Em 2001, António Guterres, face ao resultado negativo nas eleições autárquicas, teve a coragem de dizer ao País que o que só ele e alguns colaboradores sabiam: a sua governação havia fracassado e a insistência numa continuidade voluntarista conduziria Portugal ao "pântano". Demitiu-se e deixou Jorge Sampaio escolher a melhor solução, que foi a da antecipação de uma consulta popular. Falhou, mas foi digno.
Em 2005, a história foi outra. Com o Governo de Santana Lopes com dificuldade em se impor face a uma opinião publicada muito adversa, foi o Presidente da República quem decretou o fim de ciclo. Estive entre os muitos cidadãos que discordou de tal decisão, mas Sampaio pode sempre evocar que o povo nas urnas ratificou a sua opção. Mas até nesse caso não houve uma agonia lenta à custa dos Portugueses e da saúde da nossa débil democracia.
Agora é diferente. Há um consenso nacional quanto à necessidade de mudança. Cavaco Silva desdobra-se em discursos de alerta e crítica. O Governo é minoritário e não consegue construir consensos mínimos no Parlamento. A rua contesta com exuberância nunca vista. A comunicação social já não tem palavras para tanto criticar. Contudo, o Governo resiste, Sócrates continua a profetizar os amanhãs que cantam, o País desespera, mas este "martírio"não parece ter fim à vista.
Porque uma crise não interessa ao calendário eleitoral dos dois principais candidatos presidenciais? Porque a Constituição e a Lei não permite eleições até à próxima Primavera? Porque os empresários e os mercados internacionais clamam por estabilidade? Talvez por tudo isto, mas a grande questão é a de saber se o regime e a economia resistirão a tanto calculismo e a tanta limitação da decisão.
É a forma como está ser consolidado este juízo que está a fazer a diferença entre as oposições, as credíveis e as irresponsáveis e folclóricas.
Irresponsáveis, as de extrema-esquerda para quem o caos e a fidelidade a teorias absurdas do século XIX continuam ser a cartilha do dia-a-dia.
Folclóricas, as que propõem o que sabem ser delirante e impraticável, como a proposta que pedia Sócrates para abandonar benevolamente S. Bento.
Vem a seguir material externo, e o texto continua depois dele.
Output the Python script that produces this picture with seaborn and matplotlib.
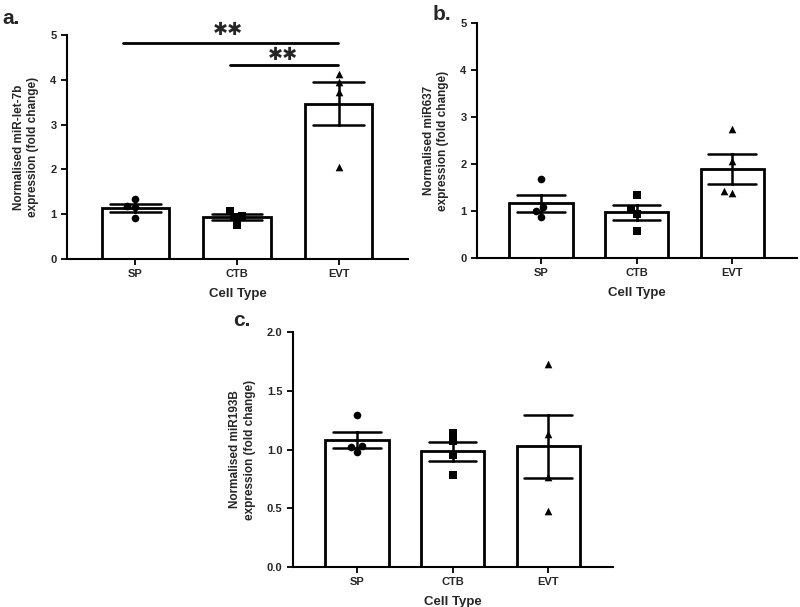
"""Three-panel bar + scatter figure of normalised miRNA expression by cell type."""

import matplotlib

matplotlib.use("Agg")
import matplotlib.pyplot as plt
import pandas as pd
import seaborn as sns

sns.set_style("ticks")
plt.rcParams["font.family"] = ["Liberation Sans", "DejaVu Sans"]
plt.rcParams["font.weight"] = "bold"
plt.rcParams["axes.labelweight"] = "bold"

CELL_TYPES = ["SP", "CTB", "EVT"]
MARKERS = {"SP": "o", "CTB": "s", "EVT": "^"}

# individual replicate values
let7b_sp = [1.16, 1.18, 1.34, 0.91]
let7b_ctb = [1.07, 0.97, 0.93, 0.77]
let7b_evt = [4.13, 3.95, 3.72, 2.05]

mir637_sp = [1.68, 1.09, 1.01, 0.88]
mir637_ctb = [1.33, 1.05, 0.94, 0.57]
mir637_evt = [2.74, 2.06, 1.43, 1.38]

mir193b_sp = [1.29, 1.03, 0.98, 1.02]
mir193b_ctb = [1.14, 1.07, 0.95, 0.78]
mir193b_evt = [1.73, 1.13, 0.77, 0.48]


def _frame(sp, ctb, evt):
    rows = []
    for cell, vals in zip(CELL_TYPES, (sp, ctb, evt)):
        rows += [{"cell": cell, "value": v} for v in vals]
    return pd.DataFrame(rows)


def draw_panel(ax, df, ylabel, ymax, yticks, fmt):
    sns.barplot(
        data=df, x="cell", y="value", order=CELL_TYPES, ax=ax,
        color="white", saturation=1, edgecolor="black", linewidth=2,
        width=0.66, errorbar="se", capsize=0.5,
        err_kws={"color": "black", "linewidth": 1.8},
    )
    for cell in CELL_TYPES:
        sub = df[df["cell"] == cell]
        sns.swarmplot(
            data=sub, x="cell", y="value", order=CELL_TYPES, ax=ax,
            color="black", marker=MARKERS[cell], size=5.5, zorder=4,
        )
    ax.set_xlim(-0.67, 2.68)
    ax.set_ylim(0, ymax)
    ax.set_yticks(yticks)
    ax.set_yticklabels([fmt.format(t) for t in yticks])
    ax.set_xlabel("Cell Type", fontsize=9.5, labelpad=6)
    ax.set_ylabel(ylabel, fontsize=8.5, labelpad=8, linespacing=1.3)
    ax.tick_params(axis="both", labelsize=8, width=1.3, length=4, color="black")
    for side in ("left", "bottom"):
        ax.spines[side].set_linewidth(1.5)
        ax.spines[side].set_color("black")
    sns.despine(ax=ax)


W, H = 800, 607
fig = plt.figure(figsize=(W / 100, H / 100), dpi=100)


def px_axes(left, right, top, bottom):
    return fig.add_axes([left / W, (H - bottom) / H, (right - left) / W, (bottom - top) / H])


ax_a = px_axes(67, 408, 35, 259)
ax_b = px_axes(477, 797, 23, 258)
ax_c = px_axes(293, 613, 332, 567)

draw_panel(ax_a, _frame(let7b_sp, let7b_ctb, let7b_evt),
           "Normalised miR-let-7b\nexpression (fold change)", 5, range(6), "{:d}")
draw_panel(ax_b, _frame(mir637_sp, mir637_ctb, mir637_evt),
           "Normalised miR637\nexpression (fold change)", 5, range(6), "{:d}")
draw_panel(ax_c, _frame(mir193b_sp, mir193b_ctb, mir193b_evt),
           "Normalised miR193B\nexpression (fold change)", 2.0,
           [0.0, 0.5, 1.0, 1.5, 2.0], "{:.1f}")

# significance brackets on panel a
ax_a.plot([-0.12, 1.99], [4.82, 4.82], color="black", lw=2, clip_on=False)
ax_a.plot([0.93, 1.99], [4.33, 4.33], color="black", lw=2, clip_on=False)
star_kw = dict(ha="center", va="center", fontsize=13, family="DejaVu Sans", clip_on=False)
ax_a.text(0.91, 5.11, "\u2731\u2731", **star_kw)
ax_a.text(1.45, 4.55, "\u2731\u2731", **star_kw)

fig.text(2 / W, 1 - 19 / H, "a.", fontsize=15, fontweight="bold", va="center")
fig.text(433 / W, 1 - 14 / H, "b.", fontsize=15, fontweight="bold", va="center")
fig.text(233 / W, 1 - 320 / H, "c.", fontsize=15, fontweight="bold", va="center")

fig.savefig("out.png", dpi=100)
A responsável e equilibrada, que vai procurando balizar com realismo as decisões do Governo, definindo como inegociáveis determinados limites de princípio. É o que está a fazer desde há meses Passos Coelho, obrigando o governo a reformular o PEC, fazendo-o recuar nas SCUTS, definindo como inaceitáveis novos ataques à classe média no próximo Orçamento de Estado.
Passos Coelho já interiorizou decerto que pior do que os desgosto agudo de uma morte súbita é o sofrimento crónico com um doente terminal, cheio de escaras, a sofrer e a fazer sofrer indefinidamente a "família".
A morte deste Governo poderá acontecer pois no Outono, a eutanásia será filha da crónica intransigência teimosa do Primeiro Ministro e o coveiro terá que ser, quer queira quer não, o próximo Presidente da República.